THE 2ND MOST MISUNDERSTOOD WORD IN THE ENGLISH LANGUAGE: PEACE!
Numbers 6:22-27
(First most misunderstood word is “Love”: proof—listen to what the radio says about love and then read I Cor 13. Big, big difference.)
What the culture thinks peace is:
1. cessation of war
2. no present crisis (nothing currently on fire!)
3. sleeping
4. unflappability—as in someone who seems to “roll with the punches.”
5. Philosopher Plato saw war, and not peace, as the human norm, and therefore lamented that peace seemed to be nothing more than a “parenthesis” in human life. We kind of do this, too. To us, peace is a momentary break in the succession of panic points.
6. Culture’s idea of peace with God: They make their false peace with God the same way morphine makes peace with pain—the injury is not healed, but the agony of it is masked and eventually forgotten.
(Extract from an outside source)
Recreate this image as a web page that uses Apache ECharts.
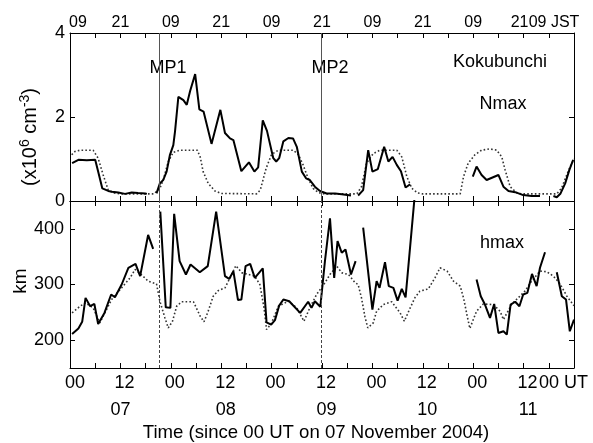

Hebrew words are defined by stories and events. A lot like the Star Trek episode, where the aliens communicated only by allusion to stories. If you don’t know the story, the allusion is gibberish and worse.
The blessings listed in our text eventually came to be seen by the Jews as the elucidation of “shalom.” That is, where shalom/peace is listed as the last of the blessings in the benediction, it was seen as the culmination of the other five previous blessings. All of it, the entire benediction, meant “peace” to the old Jew.
[At this point, the preacher may want to briefly go through that list of blessings in the text, explaining what they could mean in the Christian’s life, and emphasizing that they are all part of what it means to have the “peace” of God.
** Blessing, keeping, the Lord’s shining face, His grace, His countenance lifted up upon you**]
[Another suggestion to preachers: Take a look at Psalm 125 and 128. These psalms both end with an appeal to shalom. “Peace be upon Isreal.” Look at the word pictures the psalms create. A protected city on a protected hill, and a family gathered in health and prosperity. You might point these out as illustrations of peace in action.]
Peace is not just a state of mind, much less a momentary break in the panic. Peace is God’s overarching will for your life.
How do we get it? The Prince of Peace. Jesus Himself is our peace, who has broken down every wall. In Christ, “shalom” has gone from being a quality or a commodity to being a person.
Receive then the benediction of shalom. (Read the whole benediction again, encouraging the people this time to receive the peace of God in faith.)